What Kessel has essentially done is worked out a timeline where both Frankenstein and Pride and Prejudice occurred at the time of their publication and this story is an insert into the middle of Frankenstein. Since the story is an insert Kessel does not play with the plot of Frankenstein and can only really expand on Austin's novel. I can't help but wonder if the story would have been more effective if he just took the themes of the novels and had fun with them rather than pushing at Austin's.
This story fanfiction though in this case it is of high enough quality that we can pretend it isn't by slapping the "homage" label on it. Kessel has the concepts down and the liberties he took didn't grate on me. I just wasn't as excited by the end result as I was with the title. I guess it has that in common with Pride and Prejudice and Zombies as well.
by Nina Kiriki Hoffman
2009 Nebula Winner for Best Short Story
On a planet with a very regimented social structure a pair of mentally linked women encounter a woman on the run from a would-be husband. This husband wants to put the bride on display, locked in an isolated bubble for the rest of her life.

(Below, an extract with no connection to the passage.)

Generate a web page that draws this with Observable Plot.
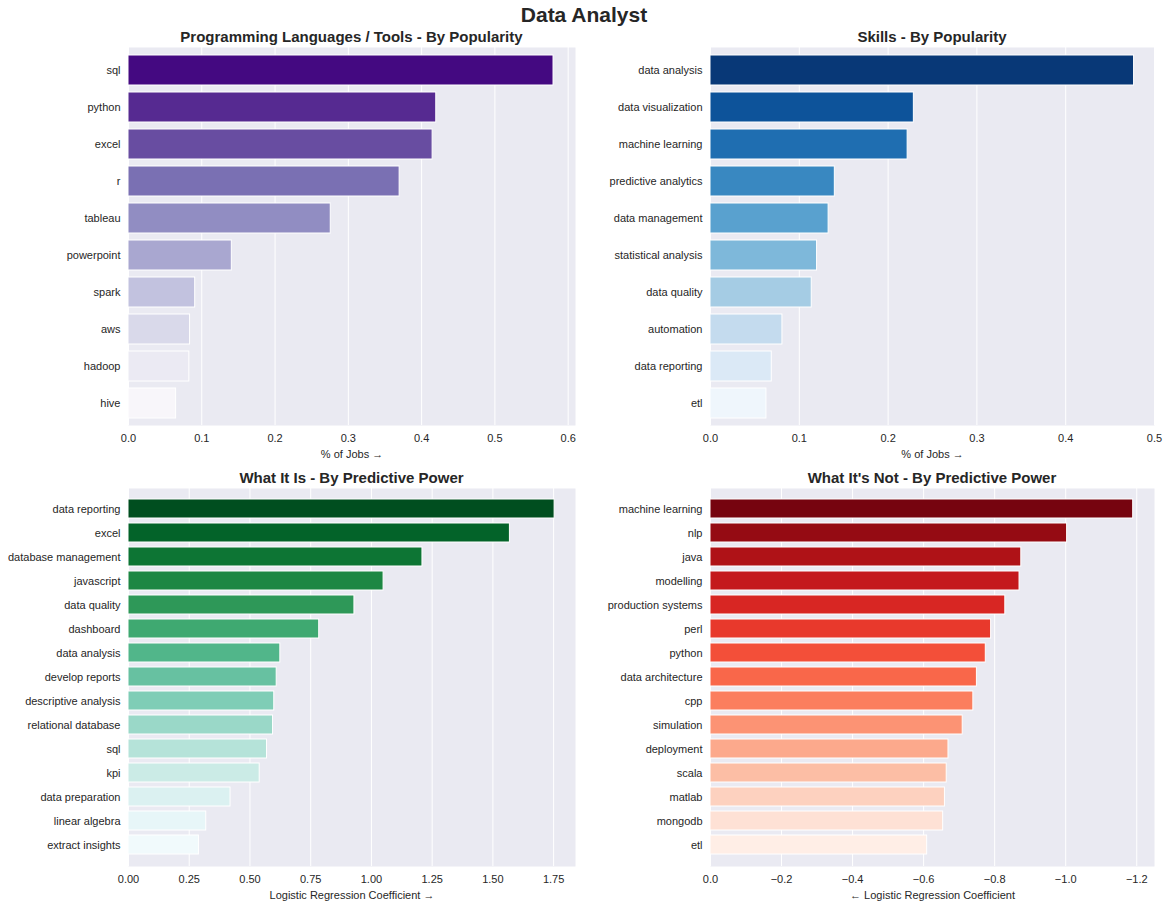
<!DOCTYPE html>
<html><head><meta charset="utf-8">
<script src="https://cdn.jsdelivr.net/npm/d3@7"></script>
<script src="https://cdn.jsdelivr.net/npm/@observablehq/plot@0.6"></script>
<style>
body{margin:0;background:#fff;font-family:"Liberation Sans",Arial,sans-serif;}
#wrap{position:relative;width:1168px;height:907px;}
.t{position:absolute;font-weight:bold;color:#262626;text-align:center;}
.p{position:absolute;}
</style></head><body><div id="wrap">
<div class="t" style="left:0;top:3px;width:1168px;font-size:21px">Data Analyst</div>
<div class="t" style="left:128px;top:28px;width:447px;font-size:15px">Programming Languages / Tools - By Popularity</div>
<div class="t" style="left:710px;top:28px;width:444px;font-size:15px">Skills - By Popularity</div>
<div class="t" style="left:128px;top:469px;width:447px;font-size:15px">What It Is - By Predictive Power</div>
<div class="t" style="left:710px;top:469px;width:444px;font-size:15px">What It's Not - By Predictive Power</div>
<div class="p" id="p1" style="left:0;top:47px"></div>
<div class="p" id="p2" style="left:584px;top:47px"></div>
<div class="p" id="p3" style="left:0;top:488px"></div>
<div class="p" id="p4" style="left:584px;top:488px"></div>
</div>
<script>
const toolNames=["sql","python","excel","r","tableau","powerpoint","spark","aws","hadoop","hive"];
const toolValues=[0.58,0.42,0.415,0.37,0.276,0.141,0.091,0.084,0.083,0.065];
const skillNames=["data analysis","data visualization","machine learning","predictive analytics","data management","statistical analysis","data quality","automation","data reporting","etl"];
const skillValues=[0.477,0.229,0.222,0.14,0.133,0.12,0.114,0.081,0.069,0.063];
const isNames=["data reporting","excel","database management","javascript","data quality","dashboard","data analysis","develop reports","descriptive analysis","relational database","sql","kpi","data preparation","linear algebra","extract insights"];
const isValues=[1.754,1.57,1.21,1.05,0.93,0.785,0.625,0.61,0.60,0.595,0.57,0.54,0.42,0.32,0.29];
const notNames=["machine learning","nlp","java","modelling","production systems","perl","python","data architecture","cpp","simulation","deployment","scala","matlab","mongodb","etl"];
const notValues=[-1.19,-1.004,-0.875,-0.87,-0.83,-0.79,-0.775,-0.75,-0.74,-0.71,-0.67,-0.665,-0.66,-0.655,-0.61];

function panel(id,names,values,interp,domain,ticks,fmt,label,mr){
  const n=names.length;
  const data=names.map((k,i)=>({k,v:values[i],c:interp(0.97-0.93*i/(n-1))}));
  const pl=Plot.plot({
    width:584,height:418,marginLeft:id==="p1"||id==="p3"?128:126,marginRight:mr,marginTop:0,marginBottom:40,
    style:{fontFamily:"Liberation Sans, Arial, sans-serif",fontSize:"11px",color:"#262626",background:"transparent"},
    x:{domain,ticks,tickFormat:fmt,tickSize:0,label,labelAnchor:"center",labelOffset:32},
    y:{domain:names,padding:0.2,tickSize:0,label:null,tickPadding:8},
    marks:[
      Plot.frame({fill:"#eaeaf2",stroke:null}),
      Plot.gridX(ticks,{stroke:"white",strokeOpacity:1,strokeWidth:1}),
      Plot.barX(data,{x1:0,x2:"v",y:"k",fill:"c",stroke:"white",strokeWidth:1})
    ]});
  pl.querySelectorAll("text").forEach(t=>t.style.fontSize="11px");
  document.getElementById(id).appendChild(pl);
}
panel("p1",toolNames,toolValues,d3.interpolatePurples,[0,0.61],[0,0.1,0.2,0.3,0.4,0.5,0.6],d3.format(".1f"),"% of Jobs",9);
panel("p2",skillNames,skillValues,d3.interpolateBlues,[0,0.5],[0,0.1,0.2,0.3,0.4,0.5],d3.format(".1f"),"% of Jobs",14);
panel("p3",isNames,isValues,d3.interpolateBuGn,[0,1.84],[0,0.25,0.5,0.75,1,1.25,1.5,1.75],d3.format(".2f"),"Logistic Regression Coefficient",9);
panel("p4",notNames,notValues,d3.interpolateReds,[0,-1.25],[0,-0.2,-0.4,-0.6,-0.8,-1,-1.2],d3.format(".1f"),"Logistic Regression Coefficient",14);
</script></body></html>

I'm left with a lot of conflicting emotions about this story. There's quite a bit to like and at the same time there's some things that put me off. I find myself wishing that it was significantly longer since there are concepts touched on in the story that could be more effective if they were developed further and at the same time I don't know if Hoffman's writing could sustain a longer story.
In fact with reflection that is exactly what is wrong and what is right in the story at the same time. Hoffman throws out a lot of interesting concepts and themes but never managed to make them join together into a coherent form. It's a squiggle of a short story and if she took it out to five times its length then that squiggle could be part of a work of art or just a large mess.
The characters are intriguing but not fully formed. The setting is intriguing but not fully formed. The plot is intriguing but not fully formed. The prose is not intriguing; it's decent enough. The story either needs to be stripped down to a more narrow focus on its core themes of status or expanded to let these ideas grow. As it stands it is an interesting effort that just doesn't come together for me.